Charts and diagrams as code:
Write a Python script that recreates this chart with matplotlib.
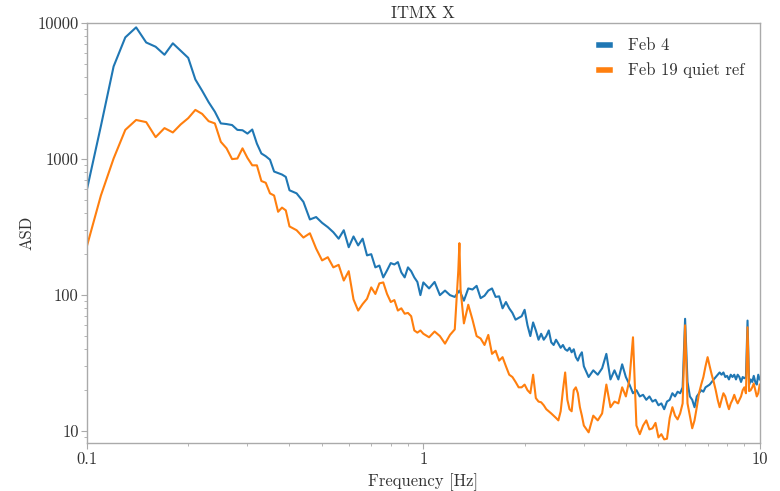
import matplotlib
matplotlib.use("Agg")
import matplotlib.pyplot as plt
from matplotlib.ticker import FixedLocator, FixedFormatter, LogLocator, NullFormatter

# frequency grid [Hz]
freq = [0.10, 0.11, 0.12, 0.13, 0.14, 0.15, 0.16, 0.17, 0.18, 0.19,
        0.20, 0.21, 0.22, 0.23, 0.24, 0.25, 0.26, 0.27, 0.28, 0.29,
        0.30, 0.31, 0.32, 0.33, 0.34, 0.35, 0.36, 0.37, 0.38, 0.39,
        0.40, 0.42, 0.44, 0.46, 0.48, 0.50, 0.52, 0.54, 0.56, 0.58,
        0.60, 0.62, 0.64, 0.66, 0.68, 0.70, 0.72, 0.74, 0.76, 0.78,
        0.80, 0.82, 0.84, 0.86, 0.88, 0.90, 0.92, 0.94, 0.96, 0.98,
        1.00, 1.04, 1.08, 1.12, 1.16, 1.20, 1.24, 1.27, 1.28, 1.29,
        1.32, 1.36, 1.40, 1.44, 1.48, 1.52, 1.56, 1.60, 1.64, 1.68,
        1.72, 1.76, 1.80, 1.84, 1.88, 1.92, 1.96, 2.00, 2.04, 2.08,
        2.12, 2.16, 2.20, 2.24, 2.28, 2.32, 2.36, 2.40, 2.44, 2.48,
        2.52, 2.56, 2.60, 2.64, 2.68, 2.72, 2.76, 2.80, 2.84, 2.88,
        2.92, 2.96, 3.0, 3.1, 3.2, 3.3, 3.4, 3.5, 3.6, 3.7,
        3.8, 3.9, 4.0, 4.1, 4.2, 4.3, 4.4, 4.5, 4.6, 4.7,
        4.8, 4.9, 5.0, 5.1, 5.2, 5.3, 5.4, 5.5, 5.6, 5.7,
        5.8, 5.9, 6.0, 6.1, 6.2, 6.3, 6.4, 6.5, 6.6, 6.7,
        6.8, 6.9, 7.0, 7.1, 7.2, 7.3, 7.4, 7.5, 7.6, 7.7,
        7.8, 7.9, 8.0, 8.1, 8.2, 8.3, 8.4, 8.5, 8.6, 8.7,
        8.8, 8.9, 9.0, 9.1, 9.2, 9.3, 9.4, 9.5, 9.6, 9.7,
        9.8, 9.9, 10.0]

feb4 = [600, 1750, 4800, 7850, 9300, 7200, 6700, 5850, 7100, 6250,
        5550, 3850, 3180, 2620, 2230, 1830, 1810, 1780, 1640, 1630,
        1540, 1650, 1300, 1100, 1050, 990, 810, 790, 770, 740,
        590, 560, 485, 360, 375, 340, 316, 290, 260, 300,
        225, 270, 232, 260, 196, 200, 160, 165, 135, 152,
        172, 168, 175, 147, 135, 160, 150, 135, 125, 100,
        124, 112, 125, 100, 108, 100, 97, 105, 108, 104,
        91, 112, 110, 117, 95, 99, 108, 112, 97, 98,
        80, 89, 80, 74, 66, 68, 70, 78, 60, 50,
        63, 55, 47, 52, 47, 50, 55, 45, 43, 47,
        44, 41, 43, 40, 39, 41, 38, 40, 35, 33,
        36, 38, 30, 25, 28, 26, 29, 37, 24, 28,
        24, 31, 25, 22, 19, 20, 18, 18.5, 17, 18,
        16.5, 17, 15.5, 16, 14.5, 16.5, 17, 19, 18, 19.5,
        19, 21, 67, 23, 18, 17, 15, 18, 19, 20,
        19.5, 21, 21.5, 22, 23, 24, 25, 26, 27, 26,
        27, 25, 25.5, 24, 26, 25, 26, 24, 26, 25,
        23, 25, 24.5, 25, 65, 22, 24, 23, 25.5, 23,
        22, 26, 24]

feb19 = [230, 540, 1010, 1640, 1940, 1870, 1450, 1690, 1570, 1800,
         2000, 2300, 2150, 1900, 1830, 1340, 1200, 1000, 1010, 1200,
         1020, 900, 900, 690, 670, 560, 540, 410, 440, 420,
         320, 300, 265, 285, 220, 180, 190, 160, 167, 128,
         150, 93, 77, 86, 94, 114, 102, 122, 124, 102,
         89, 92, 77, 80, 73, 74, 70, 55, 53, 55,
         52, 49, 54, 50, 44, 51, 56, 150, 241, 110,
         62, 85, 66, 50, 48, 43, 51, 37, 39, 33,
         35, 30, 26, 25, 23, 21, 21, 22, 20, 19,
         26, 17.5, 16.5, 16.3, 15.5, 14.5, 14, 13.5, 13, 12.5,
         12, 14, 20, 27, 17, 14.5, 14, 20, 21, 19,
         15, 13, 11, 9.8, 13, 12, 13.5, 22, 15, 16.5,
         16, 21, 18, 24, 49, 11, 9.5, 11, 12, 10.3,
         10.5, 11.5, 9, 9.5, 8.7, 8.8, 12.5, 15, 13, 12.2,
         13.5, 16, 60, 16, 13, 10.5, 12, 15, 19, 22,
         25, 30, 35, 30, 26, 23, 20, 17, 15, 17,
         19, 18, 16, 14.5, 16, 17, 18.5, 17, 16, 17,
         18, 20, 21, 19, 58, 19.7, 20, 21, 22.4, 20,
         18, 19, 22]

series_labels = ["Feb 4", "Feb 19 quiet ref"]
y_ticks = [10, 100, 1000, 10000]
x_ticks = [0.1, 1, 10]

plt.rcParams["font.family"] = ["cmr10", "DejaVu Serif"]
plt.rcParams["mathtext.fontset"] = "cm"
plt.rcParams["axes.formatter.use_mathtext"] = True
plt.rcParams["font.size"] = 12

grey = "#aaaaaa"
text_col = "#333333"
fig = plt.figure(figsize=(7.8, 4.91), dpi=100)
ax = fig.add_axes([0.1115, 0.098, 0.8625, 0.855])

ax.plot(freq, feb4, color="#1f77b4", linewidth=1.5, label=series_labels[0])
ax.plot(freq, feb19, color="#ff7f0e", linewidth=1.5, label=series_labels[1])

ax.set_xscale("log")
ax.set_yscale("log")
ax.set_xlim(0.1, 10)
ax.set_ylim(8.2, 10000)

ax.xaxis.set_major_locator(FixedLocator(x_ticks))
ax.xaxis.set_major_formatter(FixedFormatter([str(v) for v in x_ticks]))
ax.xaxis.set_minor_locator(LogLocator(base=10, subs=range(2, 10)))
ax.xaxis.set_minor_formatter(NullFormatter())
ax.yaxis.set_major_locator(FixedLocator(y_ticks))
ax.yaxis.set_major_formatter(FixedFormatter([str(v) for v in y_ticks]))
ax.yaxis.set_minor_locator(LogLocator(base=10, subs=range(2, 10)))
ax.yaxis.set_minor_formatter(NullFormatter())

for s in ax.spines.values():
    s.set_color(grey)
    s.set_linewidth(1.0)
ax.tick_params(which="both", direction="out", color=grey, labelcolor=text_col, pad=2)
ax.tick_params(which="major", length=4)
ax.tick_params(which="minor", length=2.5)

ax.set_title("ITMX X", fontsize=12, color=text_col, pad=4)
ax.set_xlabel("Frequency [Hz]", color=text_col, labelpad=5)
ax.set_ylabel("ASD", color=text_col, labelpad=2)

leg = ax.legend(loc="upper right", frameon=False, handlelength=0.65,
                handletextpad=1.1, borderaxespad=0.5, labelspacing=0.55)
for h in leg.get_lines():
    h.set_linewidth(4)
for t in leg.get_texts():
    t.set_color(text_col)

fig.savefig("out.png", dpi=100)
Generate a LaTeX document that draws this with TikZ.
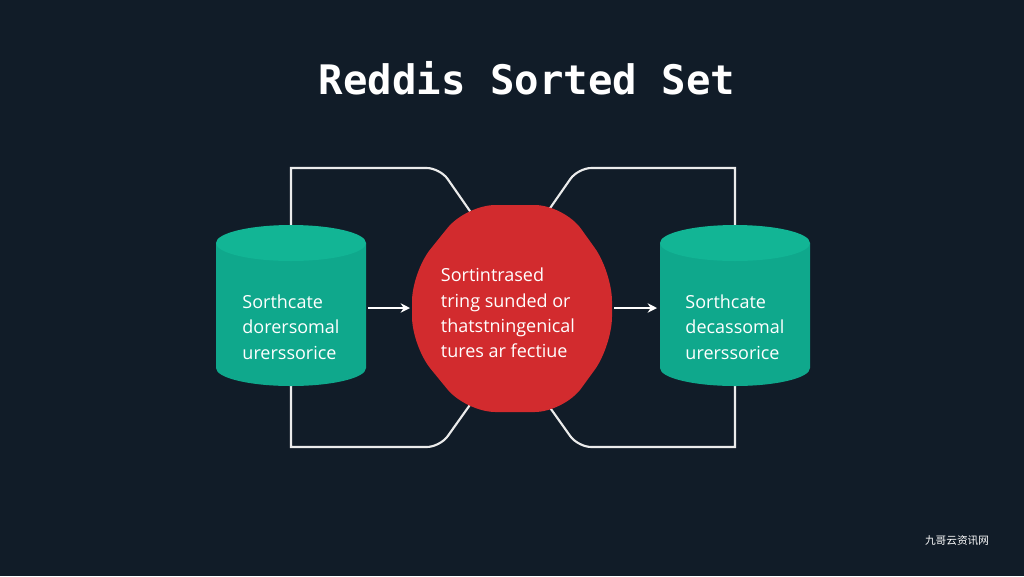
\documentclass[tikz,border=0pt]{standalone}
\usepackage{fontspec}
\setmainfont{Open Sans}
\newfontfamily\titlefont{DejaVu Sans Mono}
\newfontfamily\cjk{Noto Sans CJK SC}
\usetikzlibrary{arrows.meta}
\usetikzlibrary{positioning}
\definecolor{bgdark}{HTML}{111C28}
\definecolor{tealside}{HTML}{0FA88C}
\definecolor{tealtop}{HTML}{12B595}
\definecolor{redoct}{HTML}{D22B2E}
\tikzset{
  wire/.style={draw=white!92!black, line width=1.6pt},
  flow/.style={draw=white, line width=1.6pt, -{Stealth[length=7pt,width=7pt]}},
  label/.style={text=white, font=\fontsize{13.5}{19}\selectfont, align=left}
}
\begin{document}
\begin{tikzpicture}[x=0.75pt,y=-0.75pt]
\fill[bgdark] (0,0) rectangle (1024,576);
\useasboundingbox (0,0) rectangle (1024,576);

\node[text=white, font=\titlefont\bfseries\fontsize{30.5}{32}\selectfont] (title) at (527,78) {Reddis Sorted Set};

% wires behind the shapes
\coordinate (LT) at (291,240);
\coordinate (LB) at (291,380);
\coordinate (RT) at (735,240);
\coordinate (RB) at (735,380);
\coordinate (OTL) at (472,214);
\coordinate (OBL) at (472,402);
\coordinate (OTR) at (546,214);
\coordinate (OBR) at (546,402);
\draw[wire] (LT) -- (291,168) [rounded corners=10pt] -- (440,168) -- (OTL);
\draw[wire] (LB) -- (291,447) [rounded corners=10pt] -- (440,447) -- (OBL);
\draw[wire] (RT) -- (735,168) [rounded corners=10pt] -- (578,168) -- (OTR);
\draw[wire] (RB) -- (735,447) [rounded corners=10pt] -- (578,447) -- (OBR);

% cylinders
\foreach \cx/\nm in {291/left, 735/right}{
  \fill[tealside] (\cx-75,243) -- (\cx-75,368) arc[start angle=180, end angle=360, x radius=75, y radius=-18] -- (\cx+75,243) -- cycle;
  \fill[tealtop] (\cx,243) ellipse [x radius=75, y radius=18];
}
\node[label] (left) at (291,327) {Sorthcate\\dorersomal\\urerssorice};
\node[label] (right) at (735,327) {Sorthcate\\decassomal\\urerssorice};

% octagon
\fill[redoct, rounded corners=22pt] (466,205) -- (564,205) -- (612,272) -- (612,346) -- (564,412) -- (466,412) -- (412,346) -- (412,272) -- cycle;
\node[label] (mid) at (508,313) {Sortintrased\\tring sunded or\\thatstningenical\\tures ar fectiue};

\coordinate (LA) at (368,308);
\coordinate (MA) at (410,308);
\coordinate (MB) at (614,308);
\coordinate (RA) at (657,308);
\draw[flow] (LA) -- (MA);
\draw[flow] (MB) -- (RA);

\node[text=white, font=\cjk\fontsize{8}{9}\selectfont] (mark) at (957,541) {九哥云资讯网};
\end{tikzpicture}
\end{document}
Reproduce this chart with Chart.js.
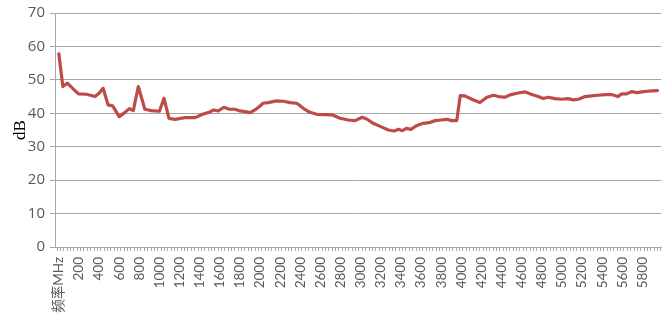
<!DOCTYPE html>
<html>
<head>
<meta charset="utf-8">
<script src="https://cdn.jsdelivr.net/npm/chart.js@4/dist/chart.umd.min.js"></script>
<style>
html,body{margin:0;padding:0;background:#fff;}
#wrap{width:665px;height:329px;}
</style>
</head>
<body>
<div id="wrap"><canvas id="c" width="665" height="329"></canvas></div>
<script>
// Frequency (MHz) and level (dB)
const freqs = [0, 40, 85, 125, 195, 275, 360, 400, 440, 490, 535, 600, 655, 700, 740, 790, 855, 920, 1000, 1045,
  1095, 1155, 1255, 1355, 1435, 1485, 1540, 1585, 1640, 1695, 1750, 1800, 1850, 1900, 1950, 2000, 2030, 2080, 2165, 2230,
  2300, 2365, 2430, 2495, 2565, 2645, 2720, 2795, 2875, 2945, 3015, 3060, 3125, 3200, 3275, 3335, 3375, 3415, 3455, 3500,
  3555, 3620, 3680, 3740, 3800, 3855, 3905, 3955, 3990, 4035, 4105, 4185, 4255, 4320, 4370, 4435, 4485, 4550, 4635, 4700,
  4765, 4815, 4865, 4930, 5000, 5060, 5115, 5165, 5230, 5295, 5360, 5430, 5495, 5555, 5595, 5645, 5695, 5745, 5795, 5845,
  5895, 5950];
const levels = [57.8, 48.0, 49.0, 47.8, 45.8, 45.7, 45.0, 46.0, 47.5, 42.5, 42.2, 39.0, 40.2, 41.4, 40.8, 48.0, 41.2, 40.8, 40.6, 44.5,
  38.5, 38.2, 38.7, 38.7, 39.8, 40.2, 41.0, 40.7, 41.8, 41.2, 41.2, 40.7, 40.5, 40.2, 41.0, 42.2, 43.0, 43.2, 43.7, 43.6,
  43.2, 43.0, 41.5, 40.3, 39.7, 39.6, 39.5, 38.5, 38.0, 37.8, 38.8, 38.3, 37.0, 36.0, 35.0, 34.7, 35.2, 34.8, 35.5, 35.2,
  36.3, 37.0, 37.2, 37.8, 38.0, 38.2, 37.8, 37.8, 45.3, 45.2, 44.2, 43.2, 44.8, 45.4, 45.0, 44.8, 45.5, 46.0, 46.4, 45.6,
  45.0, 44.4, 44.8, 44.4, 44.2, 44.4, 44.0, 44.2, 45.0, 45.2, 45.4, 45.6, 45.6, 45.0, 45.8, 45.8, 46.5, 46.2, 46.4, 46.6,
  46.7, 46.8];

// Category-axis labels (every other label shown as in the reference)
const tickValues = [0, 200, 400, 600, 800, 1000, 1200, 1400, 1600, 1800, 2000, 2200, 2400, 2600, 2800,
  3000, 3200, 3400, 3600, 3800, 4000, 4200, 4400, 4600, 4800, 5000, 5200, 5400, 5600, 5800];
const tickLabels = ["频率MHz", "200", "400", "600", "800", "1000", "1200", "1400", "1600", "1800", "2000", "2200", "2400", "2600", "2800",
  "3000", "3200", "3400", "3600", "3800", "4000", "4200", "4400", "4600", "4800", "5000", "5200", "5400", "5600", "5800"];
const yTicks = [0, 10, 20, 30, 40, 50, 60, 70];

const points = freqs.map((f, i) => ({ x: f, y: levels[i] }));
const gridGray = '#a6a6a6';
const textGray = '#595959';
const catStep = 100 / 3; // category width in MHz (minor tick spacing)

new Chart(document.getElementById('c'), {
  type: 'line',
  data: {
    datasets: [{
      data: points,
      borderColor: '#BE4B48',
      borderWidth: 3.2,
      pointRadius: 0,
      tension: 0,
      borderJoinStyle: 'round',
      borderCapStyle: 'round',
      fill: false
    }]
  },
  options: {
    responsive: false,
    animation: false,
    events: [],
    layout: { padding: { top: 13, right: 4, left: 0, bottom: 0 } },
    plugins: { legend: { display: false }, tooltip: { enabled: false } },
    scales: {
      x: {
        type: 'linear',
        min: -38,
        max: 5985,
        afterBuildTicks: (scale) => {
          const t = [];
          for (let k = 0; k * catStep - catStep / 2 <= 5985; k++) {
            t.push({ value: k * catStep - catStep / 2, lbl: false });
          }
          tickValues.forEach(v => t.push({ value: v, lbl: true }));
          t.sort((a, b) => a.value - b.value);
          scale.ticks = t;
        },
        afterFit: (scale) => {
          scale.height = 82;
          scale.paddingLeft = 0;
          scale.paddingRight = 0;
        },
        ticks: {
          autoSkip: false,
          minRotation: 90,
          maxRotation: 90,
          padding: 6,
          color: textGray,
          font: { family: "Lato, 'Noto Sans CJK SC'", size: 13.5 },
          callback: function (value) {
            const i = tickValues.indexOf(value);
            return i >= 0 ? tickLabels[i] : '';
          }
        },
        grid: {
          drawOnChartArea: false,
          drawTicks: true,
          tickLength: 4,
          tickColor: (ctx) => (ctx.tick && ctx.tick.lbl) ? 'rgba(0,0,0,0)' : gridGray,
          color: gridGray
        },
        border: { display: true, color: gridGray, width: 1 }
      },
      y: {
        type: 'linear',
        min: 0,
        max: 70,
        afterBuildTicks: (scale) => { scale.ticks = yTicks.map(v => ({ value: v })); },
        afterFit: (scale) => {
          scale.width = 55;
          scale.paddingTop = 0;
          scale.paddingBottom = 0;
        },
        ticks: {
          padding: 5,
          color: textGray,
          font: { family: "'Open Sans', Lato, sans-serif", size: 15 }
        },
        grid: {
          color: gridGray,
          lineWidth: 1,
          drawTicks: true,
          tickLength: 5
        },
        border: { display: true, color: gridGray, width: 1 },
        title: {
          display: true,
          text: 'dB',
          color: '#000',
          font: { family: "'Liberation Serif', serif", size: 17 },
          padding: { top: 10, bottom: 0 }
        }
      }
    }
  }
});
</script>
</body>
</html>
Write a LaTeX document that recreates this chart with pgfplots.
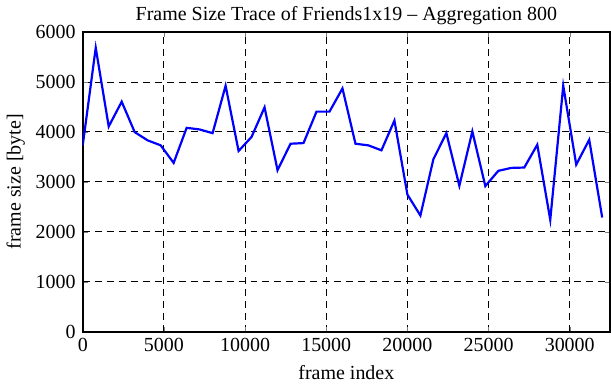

(Problem to solve)
Look over the listing. Pull out every line with the string "LaTeX" in it.

(Solution for this exercise)
Generate a LaTeX document that draws this with TikZ.
Write a LaTeX document that recreates this chart with pgfplots.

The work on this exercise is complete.